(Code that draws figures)
====

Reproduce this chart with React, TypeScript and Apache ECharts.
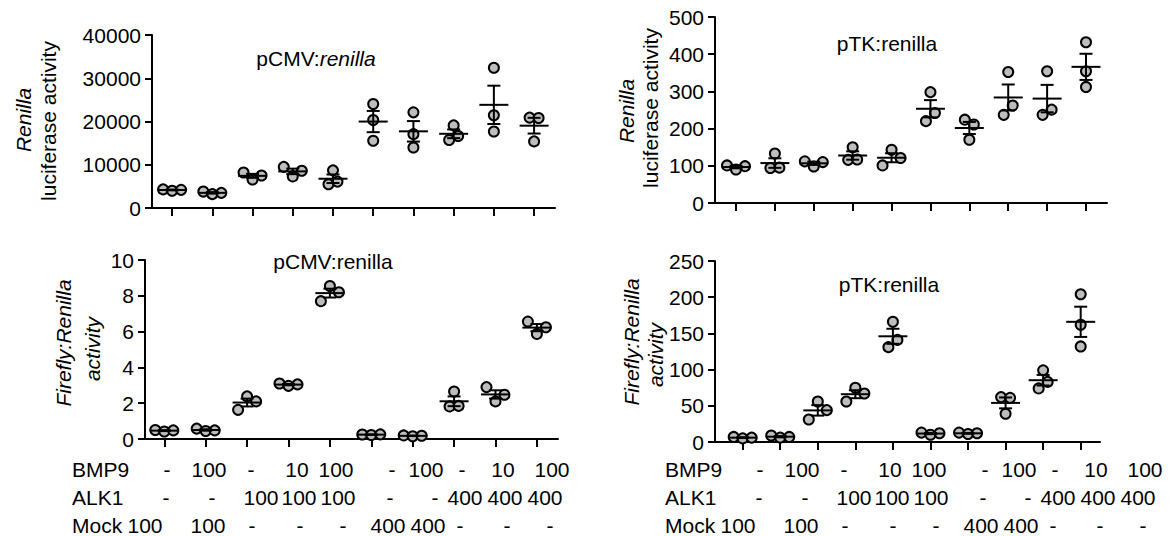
import React, { useEffect, useRef } from "react";
import * as echarts from "echarts";

// ---------------- data ----------------
const groups = [0, 1, 2, 3, 4, 5, 6, 7, 8, 9];

// Renilla luciferase activity, pCMV:renilla (3 replicates per group)
const cmvRenilla: number[][] = [
  [4300, 4000, 4200],
  [3800, 3200, 3500],
  [8200, 6600, 7500],
  [9500, 7300, 8600],
  [5500, 8700, 6100],
  [24050, 20350, 15560],
  [22120, 17070, 13990],
  [19100, 15720, 16650],
  [32440, 21430, 17690],
  [20900, 20800, 15400],
];

// Renilla luciferase activity, pTK:renilla
const tkRenilla: number[][] = [
  [101, 90, 99],
  [94, 133, 95],
  [112, 98, 110],
  [116, 150, 117],
  [101, 143, 121],
  [220, 298, 242],
  [224, 170, 211],
  [237, 352, 262],
  [237, 354, 251],
  [312, 432, 354],
];

// Firefly:Renilla activity, pCMV:renilla
const cmvRatio: number[][] = [
  [0.5, 0.42, 0.48],
  [0.58, 0.45, 0.48],
  [1.63, 2.38, 2.1],
  [3.1, 2.97, 3.05],
  [7.7, 8.55, 8.2],
  [0.25, 0.22, 0.26],
  [0.2, 0.15, 0.18],
  [1.82, 2.65, 1.85],
  [2.9, 2.1, 2.47],
  [6.56, 5.87, 6.24],
];

// Firefly:Renilla activity, pTK:renilla
const tkRatio: number[][] = [
  [7, 5, 6],
  [9, 6, 7],
  [31, 56, 44],
  [56, 75, 67],
  [131, 166, 141],
  [13, 10, 12],
  [13, 11, 12],
  [62, 39, 61],
  [74, 99, 83],
  [204, 162, 132],
];

// condition table
const rowLabels = ["BMP9", "ALK1", "Mock"];
const bmp9 = ["-", "100", "-", "10", "100", "-", "100", "-", "10", "100"];
const alk1 = ["-", "-", "100", "100", "100", "-", "-", "400", "400", "400"];
const mock = ["100", "100", "-", "-", "-", "400", "400", "-", "-", "-"];
const tableRows = [bmp9, alk1, mock];

// ---------------- layout / style ----------------
const FONT = "'Liberation Sans', Arial, Helvetica, sans-serif";
const FS = 21;
const BLACK = "#000";

type PanelCfg = {
  data: number[][];
  yMax: number;
  yInterval: number;
  grid: { left: number; top: number; width: number; height: number };
  xMin: number;
  xMax: number;
};

const panels: PanelCfg[] = [
  { data: cmvRenilla, yMax: 40000, yInterval: 10000, grid: { left: 152, top: 35, width: 403, height: 173 }, xMin: -0.5, xMax: 9.52 },
  { data: tkRenilla, yMax: 500, yInterval: 100, grid: { left: 715, top: 17, width: 392, height: 186 }, xMin: -0.54, xMax: 9.54 },
  { data: cmvRatio, yMax: 10, yInterval: 2, grid: { left: 145, top: 260, width: 413, height: 179 }, xMin: -0.466, xMax: 9.51 },
  { data: tkRatio, yMax: 250, yInterval: 50, grid: { left: 715, top: 261, width: 385, height: 181 }, xMin: -0.737, xMax: 9.514 },
];

// table layout: left x of each table, row centre y, column centre offsets
const tableLefts = [72, 665];
const rowYs = [469, 497, 525];
const colOffsets = [
  [95, 137, 179, 225, 264, 320, 354, 390, 431, 480],
  [94, 140, 189, 227, 266, 318, 363, 393, 433, 473],
  [73, 136, 180, 228, 271, 316, 356, 388, 435, 478],
];

const STEP = 9;
const THRESH = 10;

function swarmOffsets(vals: number[], pxPerUnit: number): number[] {
  const order = vals.map((_, i) => i).sort((a, b) => vals[a] - vals[b]);
  const clusters: number[][] = [];
  let cur = [order[0]];
  for (let k = 1; k < order.length; k++) {
    const prev = order[k - 1];
    const idx = order[k];
    if ((vals[idx] - vals[prev]) * pxPerUnit < THRESH) cur.push(idx);
    else {
      clusters.push(cur);
      cur = [idx];
    }
  }
  clusters.push(cur);
  const off = new Array(vals.length).fill(0);
  clusters.forEach((c) => {
    const s = [...c].sort((a, b) => a - b);
    s.forEach((idx, j) => {
      off[idx] = (j - (s.length - 1) / 2) * STEP;
    });
  });
  return off;
}

function meanSem(vals: number[]): [number, number] {
  const n = vals.length;
  const m = vals.reduce((a, b) => a + b, 0) / n;
  const v = vals.reduce((a, b) => a + (b - m) * (b - m), 0) / (n - 1);
  return [m, Math.sqrt(v) / Math.sqrt(n)];
}

function buildOption() {
  const grid: any[] = [];
  const xAxis: any[] = [];
  const yAxis: any[] = [];
  const series: any[] = [];

  panels.forEach((p, k) => {
    grid.push({ ...p.grid, containLabel: false });
    xAxis.push({
      type: "value",
      gridIndex: k,
      min: p.xMin,
      max: p.xMax,
      axisLine: { show: true, onZero: false, lineStyle: { color: BLACK, width: 2 } },
      axisTick: { show: true, customValues: groups, length: 8, lineStyle: { color: BLACK, width: 2 } },
      axisLabel: { show: false },
      splitLine: { show: false },
    });
    yAxis.push({
      type: "value",
      gridIndex: k,
      min: 0,
      max: p.yMax,
      interval: p.yInterval,
      axisLine: { show: true, onZero: false, lineStyle: { color: BLACK, width: 2 } },
      axisTick: { show: true, length: 7, lineStyle: { color: BLACK, width: 2 } },
      axisLabel: {
        color: BLACK,
        fontSize: FS,
        fontFamily: FONT,
        margin: 11,
        formatter: (v: number) => String(v),
      },
      splitLine: { show: false },
    });

    const pxPerUnit = p.grid.height / p.yMax;
    const pts: any[] = [];
    const stats: number[][] = [];
    p.data.forEach((vals, gi) => {
      const offs = swarmOffsets(vals, pxPerUnit);
      vals.forEach((v, j) => {
        pts.push({ value: [groups[gi], v], symbolOffset: [offs[j], 0] });
      });
      const [m, s] = meanSem(vals);
      stats.push([groups[gi], m, s]);
    });

    series.push({
      type: "scatter",
      xAxisIndex: k,
      yAxisIndex: k,
      symbol: "circle",
      symbolSize: 10,
      itemStyle: { color: "#bdbdbd", borderColor: BLACK, borderWidth: 2, opacity: 1 },
      data: pts,
      z: 2,
      silent: true,
    });

    series.push({
      type: "custom",
      xAxisIndex: k,
      yAxisIndex: k,
      z: 3,
      clip: false,
      silent: true,
      data: stats,
      encode: { x: 0, y: 1 },
      renderItem: (_params: any, api: any) => {
        const x = api.value(0);
        const m = api.value(1);
        const e = api.value(2);
        const c = api.coord([x, m]);
        const t = api.coord([x, m + e]);
        const b = api.coord([x, m - e]);
        const style = { stroke: BLACK, lineWidth: 2, fill: "none" };
        const mh = 14.5;
        const ch = 6.5;
        return {
          type: "group",
          children: [
            { type: "line", shape: { x1: c[0] - mh, y1: c[1], x2: c[0] + mh, y2: c[1] }, style },
            { type: "line", shape: { x1: c[0], y1: t[1], x2: c[0], y2: b[1] }, style },
            { type: "line", shape: { x1: c[0] - ch, y1: t[1], x2: c[0] + ch, y2: t[1] }, style },
            { type: "line", shape: { x1: c[0] - ch, y1: b[1], x2: c[0] + ch, y2: b[1] }, style },
          ],
        };
      },
    });
  });

  const txt = (text: string, x: number, y: number, extra: any = {}, rotation = 0) => ({
    type: "text",
    x,
    y,
    rotation,
    silent: true,
    style: {
      text,
      fill: BLACK,
      fontSize: FS,
      fontFamily: FONT,
      align: "center",
      verticalAlign: "middle",
      ...extra,
    },
  });
  const italicRich = { i: { fontStyle: "italic", fontSize: FS, fontFamily: FONT, fill: BLACK } };

  const graphic: any[] = [
    // panel titles
    txt("pCMV:{i|renilla}", 316, 58, { rich: italicRich }),
    txt("pTK:renilla", 887, 43),
    txt("pCMV:renilla", 333, 261),
    txt("pTK:renilla", 889, 284),
    // y axis titles
    txt("Renilla", 23, 120, { fontStyle: "italic" }, Math.PI / 2),
    txt("luciferase activity", 48, 121, {}, Math.PI / 2),
    txt("Renilla", 626, 111, { fontStyle: "italic" }, Math.PI / 2),
    txt("luciferase activity", 650, 108, {}, Math.PI / 2),
    txt("Firefly:Renilla", 63, 343, { fontStyle: "italic" }, Math.PI / 2),
    txt("activity", 92, 349, { fontStyle: "italic" }, Math.PI / 2),
    txt("Firefly:Renilla", 631, 342, { fontStyle: "italic" }, Math.PI / 2),
    txt("activity", 655, 355, { fontStyle: "italic" }, Math.PI / 2),
  ];

  tableLefts.forEach((left) => {
    tableRows.forEach((row, r) => {
      graphic.push(txt(rowLabels[r], left, rowYs[r], { align: "left" }));
      row.forEach((cell, c) => {
        graphic.push(txt(cell, left + colOffsets[r][c], rowYs[r]));
      });
    });
  });

  return {
    animation: false,
    backgroundColor: "#fff",
    grid,
    xAxis,
    yAxis,
    series,
    graphic,
  };
}

export default function App() {
  const ref = useRef<HTMLDivElement>(null);
  useEffect(() => {
    if (!ref.current) return;
    const chart = echarts.init(ref.current, undefined, { renderer: "svg" });
    chart.setOption(buildOption() as any);
    return () => chart.dispose();
  }, []);
  return (
    <div
      ref={ref}
      style={{ position: "fixed", left: 0, top: 0, width: 1175, height: 536, background: "#fff" }}
    />
  );
}
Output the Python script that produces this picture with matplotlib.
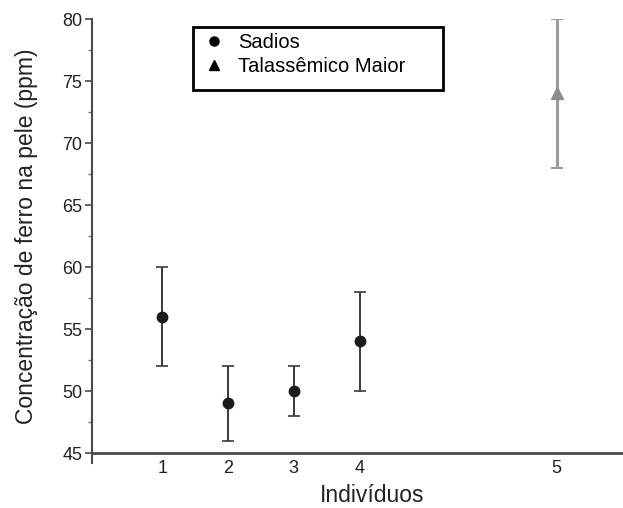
import matplotlib.pyplot as plt
from matplotlib.lines import Line2D
from matplotlib.patches import Rectangle
from matplotlib.ticker import MultipleLocator

plt.rcParams['font.family'] = ['Liberation Sans', 'DejaVu Sans']

# data
labels = ['1', '2', '3', '4', '5']
sadios_mean = [56, 49, 50, 54]
sadios_low = [52, 46, 48, 50]
sadios_high = [60, 52, 52, 58]
tal_mean = [74]
tal_low = [68]
tal_high = [80]

# individual 5 sits further right on the axis
xpos = [1, 2, 3, 4, 7]

W, H = 623, 508
fig = plt.figure(figsize=(W / 100, H / 100), dpi=100)
# axes runs past the right edge of the figure, like the cropped original
ax = fig.add_axes([92 / W, (H - 453) / H, 560 / W, 434 / H])

s_err = [[m - l for m, l in zip(sadios_mean, sadios_low)],
         [h - m for m, h in zip(sadios_mean, sadios_high)]]
t_err = [[m - l for m, l in zip(tal_mean, tal_low)],
         [h - m for m, h in zip(tal_mean, tal_high)]]

ax.errorbar(xpos[:4], sadios_mean, yerr=s_err, fmt='o', color='#1c1c1c',
            ecolor='#3a3a3a', markersize=7.5, capsize=4.5, elinewidth=1.4,
            capthick=1.2)
ax.errorbar(xpos[4:], tal_mean, yerr=t_err, fmt='^', color='#8e8e8e',
            ecolor='#9c9c9c', markersize=8, capsize=4.5, elinewidth=2.2,
            capthick=1.5)

ax.set_xlim(-0.07, 8.45)
ax.set_ylim(45, 80)
ax.set_xticks(xpos)
ax.set_xticklabels(labels)
ax.yaxis.set_major_locator(MultipleLocator(5))
ax.yaxis.set_minor_locator(MultipleLocator(2.5))

for side in ['top', 'right']:
    ax.spines[side].set_visible(False)
ax.spines['left'].set_color('#4a4a4a')
ax.spines['bottom'].set_color('#4a4a4a')
ax.spines['bottom'].set_linewidth(2)
ax.spines['left'].set_linewidth(1.5)
ax.spines['left'].set_bounds(44.2, 80)

ax.tick_params(axis='x', length=0, pad=5, labelsize=13, colors='#222222')
ax.tick_params(axis='y', which='major', length=5, width=1.2, pad=2,
               labelsize=13, colors='#4a4a4a', labelcolor='#222222')
ax.tick_params(axis='y', which='minor', length=3, width=1, colors='#777777')

ax.set_xlabel('Indivíduos', fontsize=16.5, color='#222222', labelpad=5)
ax.set_ylabel('Concentração de ferro na pele (ppm)', fontsize=16.5,
              color='#222222', labelpad=17)

# legend with a hand drawn frame
handles = [Line2D([], [], marker='o', linestyle='none', color='black',
                  markersize=6.5),
           Line2D([], [], marker='^', linestyle='none', color='black',
                  markersize=6.5)]
fig.legend(handles, ['Sadios', 'Talassêmico Maior'], loc='upper left',
           bbox_to_anchor=(204 / W, 1 - 33 / H), frameon=False, fontsize=14.5,
           borderpad=0, borderaxespad=0, handlelength=1.0, handletextpad=0.7,
           labelspacing=0.25)
fig.add_artist(Rectangle((193 / W, (H - 90) / H), 250 / W, 63 / H,
                         transform=fig.transFigure, fill=False,
                         edgecolor='black', linewidth=2))

fig.savefig('out.png', dpi=100)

====

» Set problem: Print exactly the lines from the line containing "Output the Python" through the line containing "[h - m for m, h in zip(tal_mean, tal_high)]]", and omit any picture found among them.

» Result of this task:
Output the Python script that produces this picture with matplotlib.
import matplotlib.pyplot as plt
from matplotlib.lines import Line2D
from matplotlib.patches import Rectangle
from matplotlib.ticker import MultipleLocator

plt.rcParams['font.family'] = ['Liberation Sans', 'DejaVu Sans']

# data
labels = ['1', '2', '3', '4', '5']
sadios_mean = [56, 49, 50, 54]
sadios_low = [52, 46, 48, 50]
sadios_high = [60, 52, 52, 58]
tal_mean = [74]
tal_low = [68]
tal_high = [80]

# individual 5 sits further right on the axis
xpos = [1, 2, 3, 4, 7]

W, H = 623, 508
fig = plt.figure(figsize=(W / 100, H / 100), dpi=100)
# axes runs past the right edge of the figure, like the cropped original
ax = fig.add_axes([92 / W, (H - 453) / H, 560 / W, 434 / H])

s_err = [[m - l for m, l in zip(sadios_mean, sadios_low)],
         [h - m for m, h in zip(sadios_mean, sadios_high)]]
t_err = [[m - l for m, l in zip(tal_mean, tal_low)],
         [h - m for m, h in zip(tal_mean, tal_high)]]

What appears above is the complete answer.